Most men think of change as a moment. A decision. A turning point where everything suddenly becomes clear and different. But real transformation rarely works that way. More often, it’s quiet. Repetitive. Almost unremarkable from the outside.

It’s not the big declaration that shapes your life. It’s the daily recommitment to who you said you wanted to become.

Choosing a path is easy in theory. We all have moments of clarity where we see what matters, what needs to change, what kind of man we want to be. Those moments can feel powerful, even sacred. But clarity alone doesn’t create change. What follows is where the real work begins.

Because the next morning comes. And the one after that.
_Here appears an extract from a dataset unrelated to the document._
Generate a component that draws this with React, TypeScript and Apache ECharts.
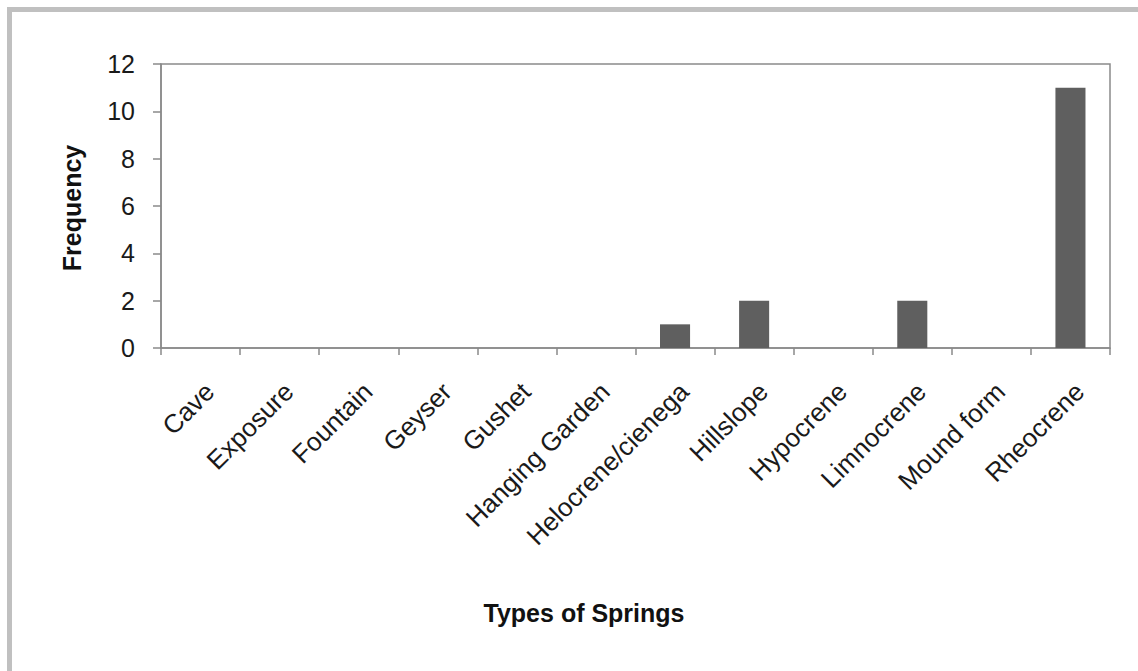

And life doesn’t pause to accommodate your intentions.

The art is not in choosing once. The art is in choosing again and again, especially when it’s inconvenient.

Every day offers small crossroads: how you respond when you’re tired, whether you avoid a hard conversation, whether you speak honestly or default to what’s comfortable.

These moments don’t feel dramatic, but they reinforce the path you chose or quietly pull you away from it.

This is why so many men feel stuck despite “knowing better.” It’s not a lack of insight. It’s the gap between intention and alignment. Between the man you named in a moment of clarity and the man you choose to be when resistance shows up.

Choosing your path every day means staying in a relationship with your values. It means noticing when you drift and having the humility to realign without turning it into shame.

There will be days when choosing your path feels natural, even energizing. And there will be days when it feels heavy, when old habits are louder than your intentions.

Those days matter the most.

Not because you must always get it right, but because awareness creates choice. The moment you notice, you’re no longer on autopilot. You’re back at the wheel.

This is where many men get discouraged. They expect commitment to feel strong all the time. When it doesn’t, they assume something is wrong with them. But commitment isn’t a feeling, it’s a practice. One that grows through repetition, honesty, and support.

.

Choosing your path every day is less about force and more about presence. About asking, again and again:
Does this choice move me closer to the man I respect?
Does this align with what I said mattered?

Some days the answer will be yes. Some days it won’t. What matters is that you keep asking.

Over time, these small choices accumulate. Not into a perfect life, but into a coherent one. A life where your actions begin to match your values. Where you trust yourself not because you never falter, but because you always return.

That is the art.

Not the grand gesture.
Not the moment of inspiration.
But the quiet, daily act of choosing your path, again and again, even when no one is applauding.

Especially when no one is applauding.